Mishra offers few case studies, and those included are dispersed sporadically. Specific diasporas are used to show the inadequacy of existing diaspora theories. Mishra successfully demonstrates that each individual diaspora contains a cacophony of complexities that must be taken into account. He considers diaspora criticism at its strongest when ‘taking stock of the varieties of historical continuity and rupture’, and at its weakest when it functions only ‘as a conceptual field in its disinclination to address the hard economic issues of the day’ (175). Mishra emphasizes the importance of an interdisciplinary approach to diasporas, making the diaspora genre simultaneously more all-encompassing and yet exclusive.

Diaspora Criticism is a study written by and for academia.
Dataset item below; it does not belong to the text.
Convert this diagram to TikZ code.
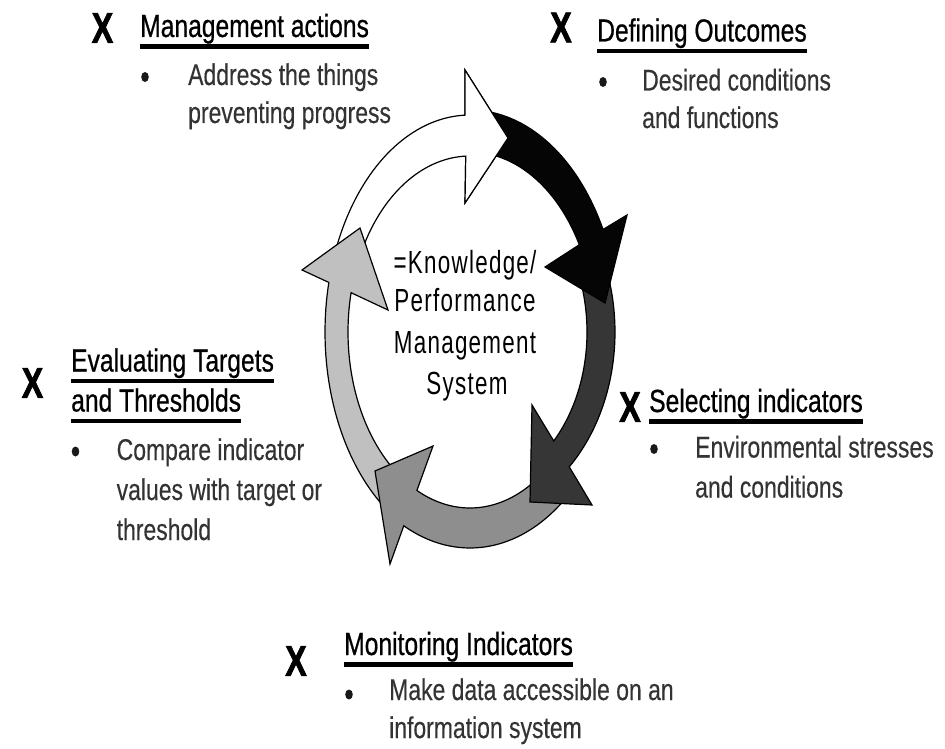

The plethora of theoretical references demands at least a cursory knowledge of theory, and the attention to distinguish between the succession of theorists. Most of the text is dominated by long and dense quotations, creating a lack of continuity in the voice. The value of this metacritical work is the survey of diasporists, not only scrutinized by Mishra, but also juxtaposed against each other. While the language may be wordy and dense, Mishra also avoids gratuitous praise and offers frank judgment. He concludes by saying that ‘criticism is obliged to lay bare the ruse’, which Mishra himself most certainly does (175). The reader will leave the book satisfied if they anticipate a strong metacritical review of diasporists, supported by major theorists, and will also walk away with a solid diaspora bibliography.

Claire Burrows is a doctoral student in the department of Comparative Literature and Cultural Studies at the State University of New York at Stony Brook, US. She most recently published for the Humanities Institute at Stony Brook University regarding Saidya Hartman’s work on African-American literature and history. She is investigating the complexities of identity formation through immigration and border crossings.